Единственное, чего у нас нет — это уверенности в завтрашнем дне. То, что ты сегодня сделал, завтра могут отобрать, а тебя, например, в тюрьму посадить. Это как будто у тебя постоянно в кармане граната, в которой нет чеки, и ты не знаешь, взорвется она или не взорвется. То есть риски у нас максимальные, но по сравнению с Европой и другим миром результаты могут быть гораздо выше.
— Разбирательство по делу «Кировлеса» как-то добавило вам опыта в ведении бизнеса?
— В этом плане мало что изменилось. И до дела «Кировлеса» я знал, что если в России ваши материальные активы кому-то понравились, бизнес могут забрать. Поэтому я и занимаюсь услугами: они мало кому интересны, потому что это довольно емкий бизнес — с точки зрения трудозатрат. Все мои активы, включая, кстати, [фигурировавшую в деле «Кировлеса»] «Вятскую лесную компанию», были и есть абсолютно белые. Но, как показало дело «Кировлеса», то, что ты белый, не означает, что тебя не посадят.
— Когда-то вы говорили, что рассматриваете возможность баллотироваться в Мосгордуму или Госдуму. Если все будет хорошо, и вас оправдают, будете ли вы заниматься политической деятельностью?
— Я уже занимался политикой, и довольно долго — когда был в «Яблоке». В 2003 году я принял для себя решение уйти из политики, а три года назад она пришла ко мне сама. В общественной жизни я участвую: помогаю кому-то советом, кому-то деньгами. Но политикой я сейчас заниматься не хочу.
— Почему?
— Во-первых, я обещал родным. А потом, еще в 2003 году для меня это стало неинтересным по ряду причин. Заниматься политикой в нашей стране — все равно, что толочь воду в ступе. Проблема нашей страны не во власти, а в том, что большая часть населения сознательно хочет всего того, что мы вокруг нас видим. Чтобы заниматься политикой, нужно перевоспитывать людей. А я этим и занимаюсь в той сфере, в которой хорошо разбираюсь — в области бизнеса. Я помогаю компаниям стать эффективнее, переходить на другой уровень — в этом я вижу свою цель. Когда компания становится лучше, то лучше становится и людям, которые в ней работают. Помогать им — довольно интересная работа.
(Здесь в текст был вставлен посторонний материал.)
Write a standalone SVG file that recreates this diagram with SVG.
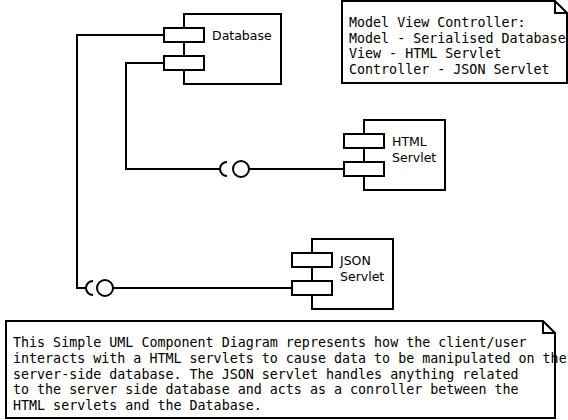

А выступать с политической трибуны я не хочу.
— Как вы говорите со своими детьми о деле «Кировлеса»?
— У меня же только двое взрослых детей, которые понимают, что происходит. Старшим сейчас 24 и 19, а самому старшему из младших — 10 (у Петра Офицерова пятеро детей — прим. «Медузы»). Он понимает все только в общих чертах. А старшие дети мною гордятся. Если у них есть возможность где-то об этом рассказать, то они всегда ее используют.
— Чем они занимаются?
— У старшего сына — собственный бизнес, а дочка поступила в этом году в институт.
— Вы не хотели отправить ее учиться за границу?
— Пока нет. У меня специфический подход к образованию. В 18 лет человек не способен определить то, чем он хочет заниматься, поэтому сейчас тратить время, силы, деньги на то, чтобы отправить ее учиться за границу, я посчитал не совсем верным. Поэтому пока она учится в России. То образование, которое она здесь получит, в любом случае будет полезно, а дальше она уже сама будет решать.
— Повезете ли вы с собой в Киров сумку с необходимыми вещами на случай ареста?
— В этот раз не повезу. Я поеду с обычным чемоданом.
— Есть уверенность, что вас не станут все-таки арестовывать на первом заседании?
— Вероятность того, что нас в зале суда арестуют в понедельник, конечно, минимальная, но не нулевая. С точки зрения логики, им нужно закрыть это дело и забыть про него, но мы же в России, а это страна возможностей.